Each society strives to protect what is vital: it cares for its children, the sick and elderly; it protects personal security, public health, electrical power, safe drinking water, and so on. Few nations entrust these vital concerns entirely to the marketplace; usually protection is a matter of policy. Likewise a strong case can be made for protecting vital ecosystem services through policy, such as water supply. But what about nature in general? We cannot pretend it is all vital to our immediate wellbeing. Each society determines the level of protection it wishes to offer its biodiversity depending on its core values. It determines what wildlife it should try to keep and what wilderness areas. One of the most crucial decision-areas for us today, I believe, concerns our collective relationship with nature.
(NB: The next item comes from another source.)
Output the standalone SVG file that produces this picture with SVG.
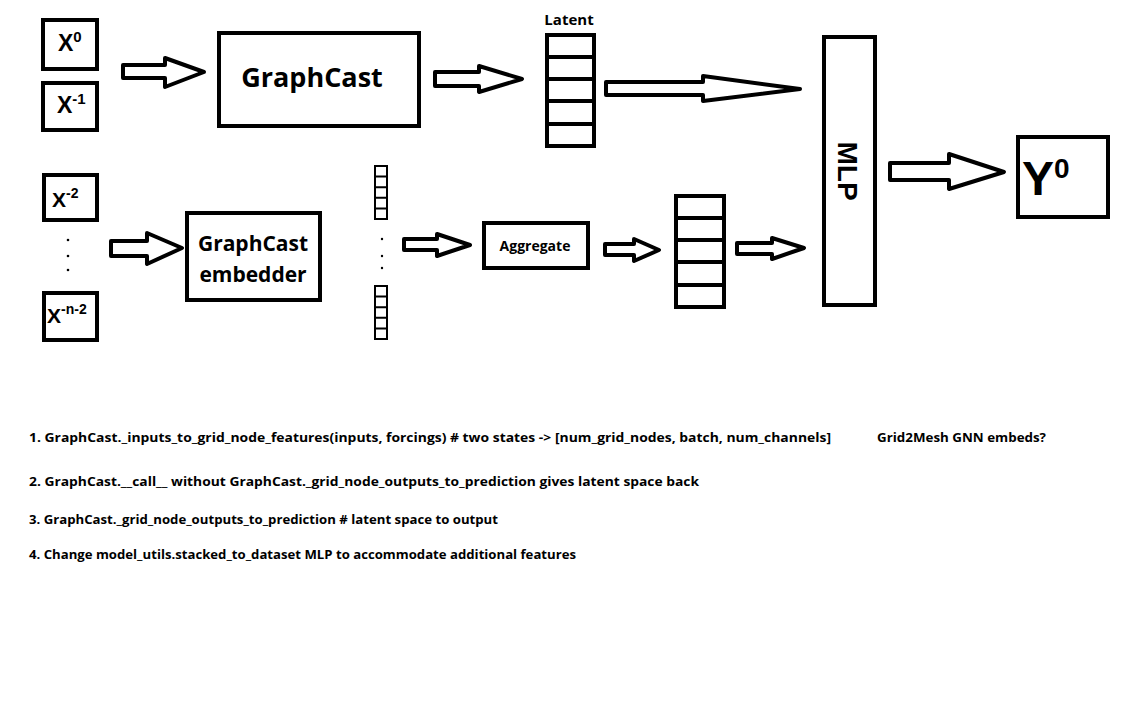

Its variety, wonder, wildness and richness should be protected, not because of economics, but because they are vital to our imagination and our humanity. In the short-term we may do without them, but in a longer timespan our spiritual life will suffer. That bears thinking about. In the rush to develop wealth for a nation, the deeper truths are in danger of being forgotten. I would like the conservation movement to promote a broader philosophy of humans and nature to guide our development planning and protect our biodiversity. It might start by putting its own house in order by restoring its faith in the core values of nature. That is where Eden begins and that is where its future lies.
Good article, as ever, Mart. PES does seem a very narrow perception of natural dynamics, like only considering wave power to combat global warming. Surprisingly blinkered, given that the idea has been about for over a decade: I remember discussing it in SA. I had hoped to get more up-to-date last year with a student project, but they dropped out, sadly.